The really showy tricks, a Prieto specialty, are reserved for the "out of time" moments: Monty's raging denunciation of every ethnic and class group he can think of sharing space in New York (present in Benioff's novel, but in the film it feels too much like a desperate, overcooked redo of the "Racial Slur Montage" from Lee's Do the Right Thing, without the pungency of that film's social critique), and his fathers' (Brian Cox) increasingly feverish, passionate narrative of how Monty might escape his fate by fleeing into the boundless American West, with the harshness of the lighting and unreality of the colors increasing as the story progresses further into the imagined future. And that's as good a place as any to drag Brown into it, since the clipped editing of the montages is merely an extension of how the whole feature has been cut: more as a series of ellipses, assembling scenes from slightly discontinuous fragments to create a powerful sense of time slipping past without us quite being able to clock it; this only changes once the film arrives at the nightclub where Monty finally stares his feelings in the face (as does Jacob, in a scene that gives Hoffman plenty to work with, though I'm not sure the film actually benefits from having it). And this is above and beyond the macro-structure, in which the film blurs flashbacks with present tense scenes according to a fairly obvious logic - what is Monty thinking and feeling right now? - that never feels particularly schematic in practice.

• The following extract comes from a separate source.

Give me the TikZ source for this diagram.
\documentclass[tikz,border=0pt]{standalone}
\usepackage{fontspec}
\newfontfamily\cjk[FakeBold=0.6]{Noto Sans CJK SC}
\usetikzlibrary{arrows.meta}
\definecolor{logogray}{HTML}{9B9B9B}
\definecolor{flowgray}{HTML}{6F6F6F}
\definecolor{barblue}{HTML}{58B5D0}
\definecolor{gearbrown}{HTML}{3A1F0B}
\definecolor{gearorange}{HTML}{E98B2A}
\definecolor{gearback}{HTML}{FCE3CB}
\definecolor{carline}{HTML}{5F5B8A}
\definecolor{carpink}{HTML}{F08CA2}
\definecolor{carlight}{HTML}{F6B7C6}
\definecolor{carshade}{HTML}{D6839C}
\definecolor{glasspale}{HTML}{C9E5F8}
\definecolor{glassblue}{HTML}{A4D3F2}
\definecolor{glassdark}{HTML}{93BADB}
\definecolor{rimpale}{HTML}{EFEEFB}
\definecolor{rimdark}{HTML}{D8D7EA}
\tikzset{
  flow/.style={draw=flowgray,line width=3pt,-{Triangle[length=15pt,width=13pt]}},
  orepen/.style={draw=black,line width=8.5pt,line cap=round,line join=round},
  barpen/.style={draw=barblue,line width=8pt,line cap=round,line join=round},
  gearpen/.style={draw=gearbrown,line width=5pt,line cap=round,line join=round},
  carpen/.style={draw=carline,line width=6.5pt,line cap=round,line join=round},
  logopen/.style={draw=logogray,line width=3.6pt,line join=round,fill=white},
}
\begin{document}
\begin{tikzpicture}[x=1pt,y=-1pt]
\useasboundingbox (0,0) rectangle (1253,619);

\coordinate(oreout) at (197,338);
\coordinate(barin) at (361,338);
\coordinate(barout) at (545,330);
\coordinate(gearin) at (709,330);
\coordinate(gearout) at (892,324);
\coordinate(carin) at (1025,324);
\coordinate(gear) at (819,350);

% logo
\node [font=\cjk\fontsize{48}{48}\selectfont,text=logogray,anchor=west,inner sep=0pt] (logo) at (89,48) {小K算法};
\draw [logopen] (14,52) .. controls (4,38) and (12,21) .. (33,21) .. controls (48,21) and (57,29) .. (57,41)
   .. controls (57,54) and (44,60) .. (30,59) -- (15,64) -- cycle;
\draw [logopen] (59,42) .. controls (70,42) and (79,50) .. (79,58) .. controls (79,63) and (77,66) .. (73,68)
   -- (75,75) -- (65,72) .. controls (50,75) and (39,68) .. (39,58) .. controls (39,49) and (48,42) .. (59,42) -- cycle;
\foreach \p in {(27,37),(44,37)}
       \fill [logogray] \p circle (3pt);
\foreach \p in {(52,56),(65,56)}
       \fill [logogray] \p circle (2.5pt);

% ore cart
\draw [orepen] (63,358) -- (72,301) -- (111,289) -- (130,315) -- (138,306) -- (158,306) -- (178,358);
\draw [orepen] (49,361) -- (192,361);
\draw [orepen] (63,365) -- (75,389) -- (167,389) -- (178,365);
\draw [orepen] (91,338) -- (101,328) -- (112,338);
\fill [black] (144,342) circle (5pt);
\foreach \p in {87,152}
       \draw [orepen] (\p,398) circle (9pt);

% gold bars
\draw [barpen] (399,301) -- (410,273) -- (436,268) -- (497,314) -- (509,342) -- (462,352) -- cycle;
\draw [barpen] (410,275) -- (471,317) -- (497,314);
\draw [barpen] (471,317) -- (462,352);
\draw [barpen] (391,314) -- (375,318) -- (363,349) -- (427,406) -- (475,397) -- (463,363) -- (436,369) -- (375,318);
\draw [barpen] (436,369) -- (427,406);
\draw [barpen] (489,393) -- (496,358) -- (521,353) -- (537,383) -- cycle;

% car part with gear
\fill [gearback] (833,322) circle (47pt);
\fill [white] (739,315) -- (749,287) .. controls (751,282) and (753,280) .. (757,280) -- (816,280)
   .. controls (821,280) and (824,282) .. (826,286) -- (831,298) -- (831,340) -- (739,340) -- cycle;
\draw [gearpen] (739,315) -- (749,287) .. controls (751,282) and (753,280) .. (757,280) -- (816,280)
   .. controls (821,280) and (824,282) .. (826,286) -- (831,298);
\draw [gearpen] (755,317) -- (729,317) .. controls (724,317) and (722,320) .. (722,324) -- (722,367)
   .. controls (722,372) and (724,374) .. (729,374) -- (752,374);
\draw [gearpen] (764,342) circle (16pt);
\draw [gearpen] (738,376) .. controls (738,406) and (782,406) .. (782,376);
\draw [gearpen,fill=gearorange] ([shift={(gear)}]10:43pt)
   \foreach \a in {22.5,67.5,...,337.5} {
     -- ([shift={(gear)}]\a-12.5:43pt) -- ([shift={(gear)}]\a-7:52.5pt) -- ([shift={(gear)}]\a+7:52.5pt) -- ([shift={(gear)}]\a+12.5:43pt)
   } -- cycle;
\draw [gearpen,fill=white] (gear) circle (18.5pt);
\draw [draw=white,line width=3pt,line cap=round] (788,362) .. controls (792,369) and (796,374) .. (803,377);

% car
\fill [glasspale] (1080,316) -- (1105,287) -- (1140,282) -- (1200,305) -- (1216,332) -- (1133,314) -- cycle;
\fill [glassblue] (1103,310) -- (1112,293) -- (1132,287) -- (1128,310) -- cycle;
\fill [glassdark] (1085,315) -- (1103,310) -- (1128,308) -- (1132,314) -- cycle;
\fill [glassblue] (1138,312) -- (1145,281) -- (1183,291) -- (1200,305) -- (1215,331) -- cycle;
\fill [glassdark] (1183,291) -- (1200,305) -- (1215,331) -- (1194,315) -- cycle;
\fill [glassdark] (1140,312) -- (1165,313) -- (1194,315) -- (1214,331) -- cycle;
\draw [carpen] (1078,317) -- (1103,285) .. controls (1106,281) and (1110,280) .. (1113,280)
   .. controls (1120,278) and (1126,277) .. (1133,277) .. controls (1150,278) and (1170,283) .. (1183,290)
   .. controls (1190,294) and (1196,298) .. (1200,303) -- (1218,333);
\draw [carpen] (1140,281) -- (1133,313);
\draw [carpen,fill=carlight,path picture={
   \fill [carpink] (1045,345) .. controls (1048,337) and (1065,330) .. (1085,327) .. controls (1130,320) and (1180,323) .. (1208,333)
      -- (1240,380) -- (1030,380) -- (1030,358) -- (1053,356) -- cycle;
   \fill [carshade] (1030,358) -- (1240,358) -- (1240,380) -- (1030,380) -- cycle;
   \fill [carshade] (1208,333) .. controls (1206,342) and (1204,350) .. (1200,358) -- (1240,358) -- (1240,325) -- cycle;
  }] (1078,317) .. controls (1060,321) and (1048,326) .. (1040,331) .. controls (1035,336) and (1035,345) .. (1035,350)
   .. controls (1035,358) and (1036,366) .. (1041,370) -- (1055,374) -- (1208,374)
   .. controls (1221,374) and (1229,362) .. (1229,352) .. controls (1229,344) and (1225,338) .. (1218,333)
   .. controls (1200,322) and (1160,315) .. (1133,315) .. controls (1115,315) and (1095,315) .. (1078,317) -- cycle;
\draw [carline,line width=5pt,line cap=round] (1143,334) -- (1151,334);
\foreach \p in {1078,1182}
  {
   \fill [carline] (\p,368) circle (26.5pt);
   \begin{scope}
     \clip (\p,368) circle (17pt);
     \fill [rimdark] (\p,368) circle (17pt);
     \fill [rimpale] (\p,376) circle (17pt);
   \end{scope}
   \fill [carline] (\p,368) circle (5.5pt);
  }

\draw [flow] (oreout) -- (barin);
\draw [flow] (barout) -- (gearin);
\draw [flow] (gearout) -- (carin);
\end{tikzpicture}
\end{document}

It's a marvelous machine, 25th Hour is; impeccably conceived and fashioned. I've never quite been able to bring myself to join in the "one of the great films of the 2000s" hosannas that the film has enjoyed over the years; it feels like Lee is keeping it all at arm's length, for reasons I can't quite figure out. Still, this is certainly a great piece of film craftsmanship, a film of handsome ugliness in both its aesthetic and its willingness to examine human misery in a tightly-controlled space. In many ways, it's Lee's most impressive film of the 21st Century; certainly, it is his most focused and deliberate. It's dour as hell and the running time is not swift (it's just shy of two and a quarter hours long), but this film's status as one of the key American films of the early years of the millennium is simply beyond question.




*After Woody Allen, perhaps, but can you even remotely fathom such a thing as a Woody Allen 9/11 film vomiting its way into the world?